● **Your goal**: Transcribe all of the material below word for word and leave out its pictures.
┄┄┄┄┄┄┄┄┄┄┄┄┄┄┄┄┄┄┄┄
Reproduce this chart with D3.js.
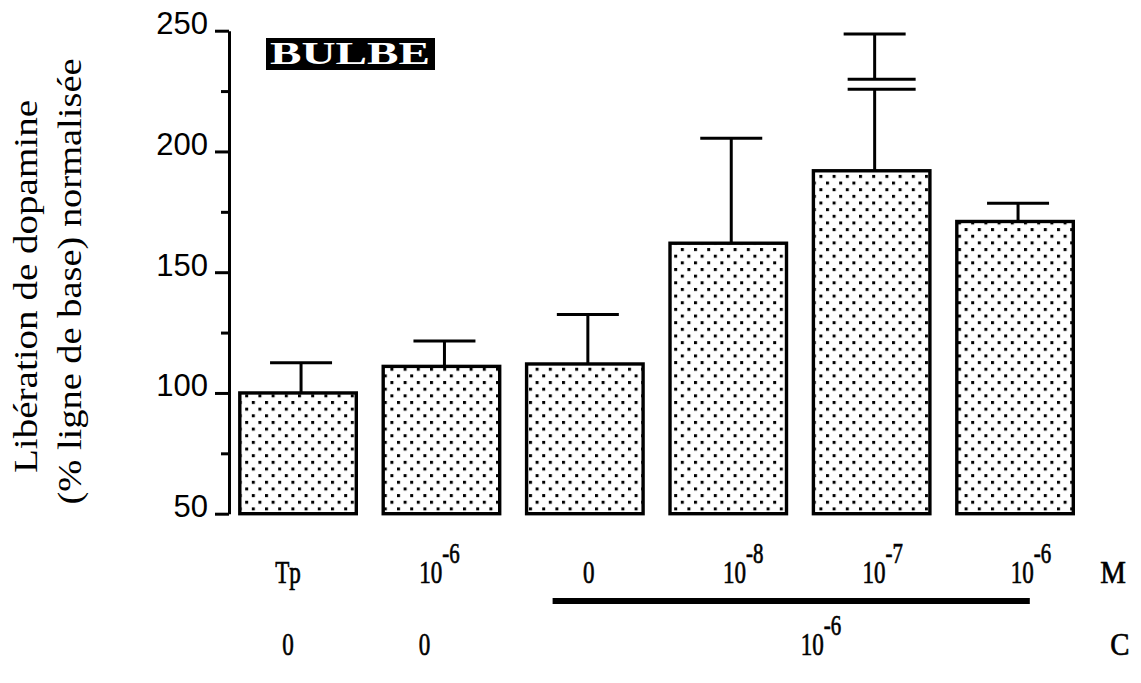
<!DOCTYPE html>
<html>
<head>
<meta charset="utf-8">
<script src="https://cdn.jsdelivr.net/npm/d3@7"></script>
<style>
  body { margin: 0; background: #fff; }
  svg { display: block; }
</style>
</head>
<body>
<svg id="chart" width="1141" height="683"></svg>
<script>
// Dopamine release in the olfactory bulb, normalised to baseline (%)
const groups        = ["Tp", "M 1e-6", "C 0", "C+M 1e-8", "C+M 1e-7", "C+M 1e-6"];
const releaseMean   = [100, 111, 112, 162, 192, 171];
const releaseErrTop = [112.5, 121.5, 132.5, 205.5, 248.6, 178.5];
// broken error bar (value range that is cut out of the whisker)
const errBreakLow   = [null, null, null, null, 225.8, null];
const errBreakHigh  = [null, null, null, null, 229.9, null];

// condition labels under the bars
const rowMBase = ["Tp", "10", "0", "10", "10", "10"];
const rowMExp  = ["", "-6", "", "-8", "-7", "-6"];
const rowCBase = ["0", "0"];          // first two bars
const rowCGroupBase = "10";           // shared by bars 3 to 6
const rowCGroupExp  = "-6";

const yMajorTicks = [50, 100, 150, 200, 250];
const yMinorTicks = [75, 125, 175, 225];
const yTitleLines = ["Libération de dopamine", "(% ligne de base) normalisée"];
const panelTitle  = "BULBE";

const svg = d3.select("#chart");
svg.append("rect").attr("width", 1141).attr("height", 683).attr("fill", "#fff");

// stippled fill for the bars
const defs = svg.append("defs");
const pat = defs.append("pattern")
  .attr("id", "dots").attr("patternUnits", "userSpaceOnUse")
  .attr("x", 1).attr("y", 2)
  .attr("width", 13.2).attr("height", 13.3);
pat.append("rect").attr("width", 13.2).attr("height", 13.3).attr("fill", "#fff");
pat.append("rect").attr("x", 0).attr("y", 0).attr("width", 3).attr("height", 3).attr("fill", "#000");
pat.append("rect").attr("x", 6.6).attr("y", 6.65).attr("width", 3).attr("height", 3).attr("fill", "#000");

const x = d3.scaleBand()
  .domain(d3.range(groups.length))
  .range([239.8, 1073.3])
  .paddingInner(0.1876)
  .paddingOuter(0);

const y = d3.scaleLinear().domain([50, 250]).range([513.7, 30.7]);
const bw = x.bandwidth();

// y axis: major ticks with labels, minor ticks without
const axisX = 229;
const gAxis = svg.append("g").attr("transform", `translate(${axisX},0)`);
gAxis.call(d3.axisLeft(y).tickValues(yMajorTicks).tickSize(14).tickSizeOuter(0)
  .tickPadding(7).tickFormat(d3.format("d")));
gAxis.select(".domain").attr("stroke", "#000").attr("stroke-width", 3);
gAxis.selectAll(".tick line").attr("stroke", "#000").attr("stroke-width", 3);
gAxis.selectAll(".tick text")
  .attr("dy", "3px")
  .attr("fill", "#000")
  .style("font-family", "'Liberation Sans', Arial, sans-serif")
  .style("font-size", "31px");

const gMinor = svg.append("g").attr("transform", `translate(${axisX},0)`);
gMinor.call(d3.axisLeft(y).tickValues(yMinorTicks).tickSize(8).tickFormat(""));
gMinor.select(".domain").remove();
gMinor.selectAll(".tick line").attr("stroke", "#000").attr("stroke-width", 3);

// bars
svg.append("g").selectAll("rect")
  .data(releaseMean)
  .join("rect")
  .attr("x", (d, i) => x(i))
  .attr("y", d => y(d))
  .attr("width", bw)
  .attr("height", d => y(50) - y(d))
  .attr("fill", "url(#dots)")
  .attr("stroke", "#000")
  .attr("stroke-width", 3.4);

// error bars (upper whisker only)
const gErr = svg.append("g").attr("stroke", "#000").attr("stroke-width", 3);
releaseMean.forEach((m, i) => {
  const cx = x(i) + bw / 2 + 3;
  const top = releaseErrTop[i];
  const lo = errBreakLow[i], hi = errBreakHigh[i];
  if (lo == null) {
    gErr.append("line").attr("x1", cx).attr("x2", cx).attr("y1", y(m)).attr("y2", y(top));
  } else {
    gErr.append("line").attr("x1", cx).attr("x2", cx).attr("y1", y(m)).attr("y2", y(lo));
    gErr.append("line").attr("x1", cx).attr("x2", cx).attr("y1", y(hi)).attr("y2", y(top));
    [lo, hi].forEach(v => {
      gErr.append("line").attr("x1", cx - 27).attr("x2", cx + 41).attr("y1", y(v)).attr("y2", y(v));
    });
  }
  gErr.append("line").attr("x1", cx - 31).attr("x2", cx + 31).attr("y1", y(top)).attr("y2", y(top));
});

// panel title
const gTitle = svg.append("g");
gTitle.append("rect").attr("x", 266).attr("y", 38).attr("width", 169).attr("height", 32).attr("fill", "#000");
gTitle.append("text")
  .attr("x", 270).attr("y", 64)
  .attr("textLength", 160).attr("lengthAdjust", "spacingAndGlyphs")
  .attr("fill", "#fff")
  .style("font-family", "'Liberation Serif', 'Times New Roman', serif")
  .style("font-weight", "bold")
  .style("font-size", "31px")
  .text(panelTitle);

// y axis title, two rotated lines
const yTitleX = [37, 81], yTitleLen = [373, 446], yTitleMid = [286.5, 281.5];
yTitleLines.forEach((t, k) => {
  svg.append("text")
    .attr("transform", `translate(${yTitleX[k]},${yTitleMid[k]}) rotate(-90)`)
    .attr("text-anchor", "middle")
    .attr("textLength", yTitleLen[k]).attr("lengthAdjust", "spacingAndGlyphs")
    .attr("fill", "#000")
    .style("font-family", "'Liberation Serif', 'Times New Roman', serif")
    .style("font-size", "34px")
    .text(t);
});

// labels with optional superscript exponent, horizontally condensed serif
const serif = "'Liberation Serif', 'Times New Roman', serif";
function expLabel(cx, baseY, base, exp, anchor, sx) {
  const t = svg.append("text")
    .attr("transform", `translate(${cx},${baseY}) scale(${sx || 0.72},1)`)
    .attr("text-anchor", anchor || "middle")
    .attr("fill", "#000")
    .attr("stroke", "#000")
    .attr("stroke-width", 0.7)
    .style("font-family", serif)
    .style("font-size", "32px");
  t.append("tspan").text(base);
  if (exp) t.append("tspan").attr("dy", -20).style("font-size", "29px").text(exp);
  return t;
}

const rowMY = 583, rowCY = 655;
const labelNudge = [-10, -2, 4, 15, 11, 16];
rowMBase.forEach((b, i) => {
  expLabel(x(i) + bw / 2 + labelNudge[i], rowMY, b, rowMExp[i]);
});
rowCBase.forEach((b, i) => {
  expLabel(x(i) + bw / 2 + (i === 0 ? -10 : -17), rowCY, b, "");
});
expLabel((x(2) + x(5) + bw) / 2 + 21, rowCY, rowCGroupBase, rowCGroupExp);

// bar under the combined-treatment group
svg.append("rect")
  .attr("x", x(2) + 26).attr("y", 598)
  .attr("width", (x(5) + 73) - (x(2) + 26)).attr("height", 6)
  .attr("fill", "#000");

// row keys
expLabel(x(5) + bw + 27, rowMY, "M", "", "start", 0.9);
expLabel(x(5) + bw + 37, rowCY, "C", "", "start", 0.9);
</script>
</body>
</html>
┄┄┄┄┄┄┄┄┄┄┄┄┄┄┄┄┄┄┄┄
● **Reply**:
Reproduce this chart with D3.js.
<!DOCTYPE html>
<html>
<head>
<meta charset="utf-8">
<script src="https://cdn.jsdelivr.net/npm/d3@7"></script>
<style>
  body { margin: 0; background: #fff; }
  svg { display: block; }
</style>
</head>
<body>
<svg id="chart" width="1141" height="683"></svg>
<script>
// Dopamine release in the olfactory bulb, normalised to baseline (%)
const groups        = ["Tp", "M 1e-6", "C 0", "C+M 1e-8", "C+M 1e-7", "C+M 1e-6"];
const releaseMean   = [100, 111, 112, 162, 192, 171];
const releaseErrTop = [112.5, 121.5, 132.5, 205.5, 248.6, 178.5];
// broken error bar (value range that is cut out of the whisker)
const errBreakLow   = [null, null, null, null, 225.8, null];
const errBreakHigh  = [null, null, null, null, 229.9, null];

// condition labels under the bars
const rowMBase = ["Tp", "10", "0", "10", "10", "10"];
const rowMExp  = ["", "-6", "", "-8", "-7", "-6"];
const rowCBase = ["0", "0"];          // first two bars
const rowCGroupBase = "10";           // shared by bars 3 to 6
const rowCGroupExp  = "-6";

const yMajorTicks = [50, 100, 150, 200, 250];
const yMinorTicks = [75, 125, 175, 225];
const yTitleLines = ["Libération de dopamine", "(% ligne de base) normalisée"];
const panelTitle  = "BULBE";

const svg = d3.select("#chart");
svg.append("rect").attr("width", 1141).attr("height", 683).attr("fill", "#fff");

// stippled fill for the bars
const defs = svg.append("defs");
const pat = defs.append("pattern")
  .attr("id", "dots").attr("patternUnits", "userSpaceOnUse")
  .attr("x", 1).attr("y", 2)
  .attr("width", 13.2).attr("height", 13.3);
pat.append("rect").attr("width", 13.2).attr("height", 13.3).attr("fill", "#fff");
pat.append("rect").attr("x", 0).attr("y", 0).attr("width", 3).attr("height", 3).attr("fill", "#000");
pat.append("rect").attr("x", 6.6).attr("y", 6.65).attr("width", 3).attr("height", 3).attr("fill", "#000");

const x = d3.scaleBand()
  .domain(d3.range(groups.length))
  .range([239.8, 1073.3])
  .paddingInner(0.1876)
  .paddingOuter(0);

const y = d3.scaleLinear().domain([50, 250]).range([513.7, 30.7]);
const bw = x.bandwidth();

// y axis: major ticks with labels, minor ticks without
const axisX = 229;
const gAxis = svg.append("g").attr("transform", `translate(${axisX},0)`);
gAxis.call(d3.axisLeft(y).tickValues(yMajorTicks).tickSize(14).tickSizeOuter(0)
  .tickPadding(7).tickFormat(d3.format("d")));
gAxis.select(".domain").attr("stroke", "#000").attr("stroke-width", 3);
gAxis.selectAll(".tick line").attr("stroke", "#000").attr("stroke-width", 3);
gAxis.selectAll(".tick text")
  .attr("dy", "3px")
  .attr("fill", "#000")
  .style("font-family", "'Liberation Sans', Arial, sans-serif")
  .style("font-size", "31px");

const gMinor = svg.append("g").attr("transform", `translate(${axisX},0)`);
gMinor.call(d3.axisLeft(y).tickValues(yMinorTicks).tickSize(8).tickFormat(""));
gMinor.select(".domain").remove();
gMinor.selectAll(".tick line").attr("stroke", "#000").attr("stroke-width", 3);

// bars
svg.append("g").selectAll("rect")
  .data(releaseMean)
  .join("rect")
  .attr("x", (d, i) => x(i))
  .attr("y", d => y(d))
  .attr("width", bw)
  .attr("height", d => y(50) - y(d))
  .attr("fill", "url(#dots)")
  .attr("stroke", "#000")
  .attr("stroke-width", 3.4);

// error bars (upper whisker only)
const gErr = svg.append("g").attr("stroke", "#000").attr("stroke-width", 3);
releaseMean.forEach((m, i) => {
  const cx = x(i) + bw / 2 + 3;
  const top = releaseErrTop[i];
  const lo = errBreakLow[i], hi = errBreakHigh[i];
  if (lo == null) {
    gErr.append("line").attr("x1", cx).attr("x2", cx).attr("y1", y(m)).attr("y2", y(top));
  } else {
    gErr.append("line").attr("x1", cx).attr("x2", cx).attr("y1", y(m)).attr("y2", y(lo));
    gErr.append("line").attr("x1", cx).attr("x2", cx).attr("y1", y(hi)).attr("y2", y(top));
    [lo, hi].forEach(v => {
      gErr.append("line").attr("x1", cx - 27).attr("x2", cx + 41).attr("y1", y(v)).attr("y2", y(v));
    });
  }
  gErr.append("line").attr("x1", cx - 31).attr("x2", cx + 31).attr("y1", y(top)).attr("y2", y(top));
});

// panel title
const gTitle = svg.append("g");
gTitle.append("rect").attr("x", 266).attr("y", 38).attr("width", 169).attr("height", 32).attr("fill", "#000");
gTitle.append("text")
  .attr("x", 270).attr("y", 64)
  .attr("textLength", 160).attr("lengthAdjust", "spacingAndGlyphs")
  .attr("fill", "#fff")
  .style("font-family", "'Liberation Serif', 'Times New Roman', serif")
  .style("font-weight", "bold")
  .style("font-size", "31px")
  .text(panelTitle);

// y axis title, two rotated lines
const yTitleX = [37, 81], yTitleLen = [373, 446], yTitleMid = [286.5, 281.5];
yTitleLines.forEach((t, k) => {
  svg.append("text")
    .attr("transform", `translate(${yTitleX[k]},${yTitleMid[k]}) rotate(-90)`)
    .attr("text-anchor", "middle")
    .attr("textLength", yTitleLen[k]).attr("lengthAdjust", "spacingAndGlyphs")
    .attr("fill", "#000")
    .style("font-family", "'Liberation Serif', 'Times New Roman', serif")
    .style("font-size", "34px")
    .text(t);
});

// labels with optional superscript exponent, horizontally condensed serif
const serif = "'Liberation Serif', 'Times New Roman', serif";
function expLabel(cx, baseY, base, exp, anchor, sx) {
  const t = svg.append("text")
    .attr("transform", `translate(${cx},${baseY}) scale(${sx || 0.72},1)`)
    .attr("text-anchor", anchor || "middle")
    .attr("fill", "#000")
    .attr("stroke", "#000")
    .attr("stroke-width", 0.7)
    .style("font-family", serif)
    .style("font-size", "32px");
  t.append("tspan").text(base);
  if (exp) t.append("tspan").attr("dy", -20).style("font-size", "29px").text(exp);
  return t;
}

const rowMY = 583, rowCY = 655;
const labelNudge = [-10, -2, 4, 15, 11, 16];
rowMBase.forEach((b, i) => {
  expLabel(x(i) + bw / 2 + labelNudge[i], rowMY, b, rowMExp[i]);
});
rowCBase.forEach((b, i) => {
  expLabel(x(i) + bw / 2 + (i === 0 ? -10 : -17), rowCY, b, "");
});
expLabel((x(2) + x(5) + bw) / 2 + 21, rowCY, rowCGroupBase, rowCGroupExp);

// bar under the combined-treatment group
svg.append("rect")
  .attr("x", x(2) + 26).attr("y", 598)
  .attr("width", (x(5) + 73) - (x(2) + 26)).attr("height", 6)
  .attr("fill", "#000");

// row keys
expLabel(x(5) + bw + 27, rowMY, "M", "", "start", 0.9);
expLabel(x(5) + bw + 37, rowCY, "C", "", "start", 0.9);
</script>
</body>
</html>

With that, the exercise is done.